The generally received account of the Czar’s way with the hedges is that he trundled wheelbarrows through them; but it would appear that he was seated in the barrow, and that some one else did the wheeling.

Three months of “his Zarrish Majestie” and suite sufficed to very nearly wreck Sayes Court and its gardens. Benbow and Evelyn claimed compensation from the Treasury for the damage, and the Treasury, considering that the Czar was the guest of William the Third in this country, admitted the liability and deputed Sir Christopher Wren to make a return. The document is still in existence. Among other items of dilapidations by that riotous tartaric company are:

£ s. d.
New floore to a Bogg House 0 10 0
300 Squares in the Windows 0 15 0
All the floores dammag’d by Grease & Inck 2 0 0
For 3 wheelbarrows broke & Lost 1 0 0

The total amount awarded by Treasury warrant of June 21st, 1698, was £350 9s. 6d., of which £162 7s. went to Evelyn.

Sayes Court was almost wholly demolished in 1728, and the remainder converted into a workhouse. A plot of ground of fourteen acres, a portion of the old gardens, was secured in 1877 by Mr. W.J. Evelyn of Wotton, and converted into a public recreation ground. The Evelyns still own considerable property here, and although Court and gardens be gone, the historic sense is strong, and Evelyn Street, Czar Street, and Sayes Court Street, neighbour thoroughfares named after the Armada, Blake, and Wellington, and curiously contrast with the unimaginative “Mary Anne Buildings.” It is, however, only right to say that the streets that remind one of those historic people and that old mansion are as squalid as the buildings that honour Mary Anne.

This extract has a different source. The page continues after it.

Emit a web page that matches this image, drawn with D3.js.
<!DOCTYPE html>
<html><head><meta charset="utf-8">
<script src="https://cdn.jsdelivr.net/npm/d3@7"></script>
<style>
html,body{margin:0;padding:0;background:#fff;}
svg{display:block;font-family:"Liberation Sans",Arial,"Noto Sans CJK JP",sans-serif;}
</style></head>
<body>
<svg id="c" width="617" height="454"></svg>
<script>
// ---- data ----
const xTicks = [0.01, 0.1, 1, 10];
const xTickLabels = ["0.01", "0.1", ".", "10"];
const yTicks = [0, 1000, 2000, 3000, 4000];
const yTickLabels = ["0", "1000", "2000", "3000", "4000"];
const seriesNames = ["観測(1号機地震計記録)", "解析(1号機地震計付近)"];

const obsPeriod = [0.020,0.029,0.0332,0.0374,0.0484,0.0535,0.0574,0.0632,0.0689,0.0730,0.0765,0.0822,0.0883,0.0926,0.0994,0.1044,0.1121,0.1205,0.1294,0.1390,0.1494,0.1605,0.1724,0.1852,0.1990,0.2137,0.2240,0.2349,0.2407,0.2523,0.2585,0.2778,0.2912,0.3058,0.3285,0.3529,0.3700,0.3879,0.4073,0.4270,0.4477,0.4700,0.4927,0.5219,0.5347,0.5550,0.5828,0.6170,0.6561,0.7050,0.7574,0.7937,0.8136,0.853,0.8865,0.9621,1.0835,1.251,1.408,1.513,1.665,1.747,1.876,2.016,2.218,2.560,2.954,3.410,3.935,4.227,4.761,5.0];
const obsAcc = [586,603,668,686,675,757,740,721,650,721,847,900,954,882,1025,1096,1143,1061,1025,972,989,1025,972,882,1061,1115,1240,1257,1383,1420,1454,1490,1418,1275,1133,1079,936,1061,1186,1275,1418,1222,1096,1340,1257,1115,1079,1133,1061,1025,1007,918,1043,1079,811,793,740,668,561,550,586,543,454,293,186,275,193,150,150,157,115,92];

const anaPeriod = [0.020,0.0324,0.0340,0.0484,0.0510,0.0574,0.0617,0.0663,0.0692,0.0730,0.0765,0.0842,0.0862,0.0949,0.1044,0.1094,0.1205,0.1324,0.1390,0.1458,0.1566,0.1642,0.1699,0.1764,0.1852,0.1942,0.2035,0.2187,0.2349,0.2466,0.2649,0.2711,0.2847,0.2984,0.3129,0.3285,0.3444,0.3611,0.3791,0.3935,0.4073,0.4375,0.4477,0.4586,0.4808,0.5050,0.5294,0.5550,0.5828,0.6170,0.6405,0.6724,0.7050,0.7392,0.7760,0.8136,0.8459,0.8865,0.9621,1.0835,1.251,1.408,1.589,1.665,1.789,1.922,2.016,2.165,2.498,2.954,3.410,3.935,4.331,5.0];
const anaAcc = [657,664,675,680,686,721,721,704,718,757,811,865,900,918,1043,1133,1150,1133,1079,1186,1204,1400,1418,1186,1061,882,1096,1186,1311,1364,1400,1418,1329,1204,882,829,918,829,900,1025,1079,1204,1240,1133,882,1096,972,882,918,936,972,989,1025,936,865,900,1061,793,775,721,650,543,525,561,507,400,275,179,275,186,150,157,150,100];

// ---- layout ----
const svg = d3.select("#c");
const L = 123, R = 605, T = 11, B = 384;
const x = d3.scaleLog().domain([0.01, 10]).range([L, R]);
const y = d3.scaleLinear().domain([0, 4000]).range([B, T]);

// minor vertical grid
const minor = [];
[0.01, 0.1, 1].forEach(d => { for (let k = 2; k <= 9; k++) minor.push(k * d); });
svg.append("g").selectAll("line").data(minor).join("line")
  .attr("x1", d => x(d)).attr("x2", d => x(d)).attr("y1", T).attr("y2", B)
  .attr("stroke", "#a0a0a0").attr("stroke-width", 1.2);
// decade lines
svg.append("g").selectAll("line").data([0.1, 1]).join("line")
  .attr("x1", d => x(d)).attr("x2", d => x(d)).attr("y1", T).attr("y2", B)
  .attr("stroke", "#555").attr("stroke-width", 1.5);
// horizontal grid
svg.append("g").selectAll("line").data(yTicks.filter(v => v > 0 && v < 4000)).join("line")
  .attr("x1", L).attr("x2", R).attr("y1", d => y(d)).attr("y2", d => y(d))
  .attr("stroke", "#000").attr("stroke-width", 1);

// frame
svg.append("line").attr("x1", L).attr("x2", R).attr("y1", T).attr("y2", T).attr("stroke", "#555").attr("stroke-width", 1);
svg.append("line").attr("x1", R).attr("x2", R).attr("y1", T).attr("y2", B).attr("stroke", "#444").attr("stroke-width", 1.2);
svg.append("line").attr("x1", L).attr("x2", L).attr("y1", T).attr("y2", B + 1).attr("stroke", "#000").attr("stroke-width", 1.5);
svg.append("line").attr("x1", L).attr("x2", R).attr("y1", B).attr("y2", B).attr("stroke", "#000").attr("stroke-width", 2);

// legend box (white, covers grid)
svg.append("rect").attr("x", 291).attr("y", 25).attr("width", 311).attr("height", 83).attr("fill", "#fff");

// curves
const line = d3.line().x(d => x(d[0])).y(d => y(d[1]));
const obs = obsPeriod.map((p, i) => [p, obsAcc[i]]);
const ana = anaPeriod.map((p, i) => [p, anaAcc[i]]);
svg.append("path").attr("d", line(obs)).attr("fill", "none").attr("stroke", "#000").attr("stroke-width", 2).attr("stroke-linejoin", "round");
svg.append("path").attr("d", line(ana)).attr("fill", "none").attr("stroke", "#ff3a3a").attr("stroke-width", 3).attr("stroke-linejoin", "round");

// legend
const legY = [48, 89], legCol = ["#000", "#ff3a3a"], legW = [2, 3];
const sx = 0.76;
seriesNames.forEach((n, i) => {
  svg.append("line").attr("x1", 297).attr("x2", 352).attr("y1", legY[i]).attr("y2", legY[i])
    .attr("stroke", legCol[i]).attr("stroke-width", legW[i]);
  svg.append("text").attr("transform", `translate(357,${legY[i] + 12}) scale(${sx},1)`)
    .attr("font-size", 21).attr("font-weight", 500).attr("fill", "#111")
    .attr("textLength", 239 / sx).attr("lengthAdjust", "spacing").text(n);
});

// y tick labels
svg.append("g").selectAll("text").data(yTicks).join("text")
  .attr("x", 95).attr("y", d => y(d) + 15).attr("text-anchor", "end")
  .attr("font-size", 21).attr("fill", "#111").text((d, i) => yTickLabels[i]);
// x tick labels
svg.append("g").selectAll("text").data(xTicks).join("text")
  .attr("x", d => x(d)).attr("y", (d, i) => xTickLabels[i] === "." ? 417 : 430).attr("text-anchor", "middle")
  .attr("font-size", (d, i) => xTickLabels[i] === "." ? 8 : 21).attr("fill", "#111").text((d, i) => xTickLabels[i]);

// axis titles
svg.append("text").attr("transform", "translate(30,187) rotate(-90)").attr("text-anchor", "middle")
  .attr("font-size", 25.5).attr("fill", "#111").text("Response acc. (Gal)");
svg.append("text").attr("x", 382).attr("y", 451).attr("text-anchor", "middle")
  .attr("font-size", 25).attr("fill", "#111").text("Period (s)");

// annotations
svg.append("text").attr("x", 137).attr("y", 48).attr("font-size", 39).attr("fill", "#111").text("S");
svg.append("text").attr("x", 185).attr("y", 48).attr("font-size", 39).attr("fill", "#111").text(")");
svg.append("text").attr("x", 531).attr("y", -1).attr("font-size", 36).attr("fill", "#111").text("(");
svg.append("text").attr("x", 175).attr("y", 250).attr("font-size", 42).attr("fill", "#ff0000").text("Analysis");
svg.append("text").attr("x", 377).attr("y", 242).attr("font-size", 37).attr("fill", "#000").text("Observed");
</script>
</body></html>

Across the bridge that spans Deptford Creek, amid the surroundings of canals and wharves, you come into Greenwich. The Frenchman of the story illustrating the vagaries of English pronunciation, uncertain whether he wanted “Greenwich or Woolwich, he didn’t know which,” and pronouncing the place and names as spelled, was to be excused: how could he know it was “Grinnidge” and “Woolidge”? And how many Englishmen can speak the name of Rennes properly after the French use?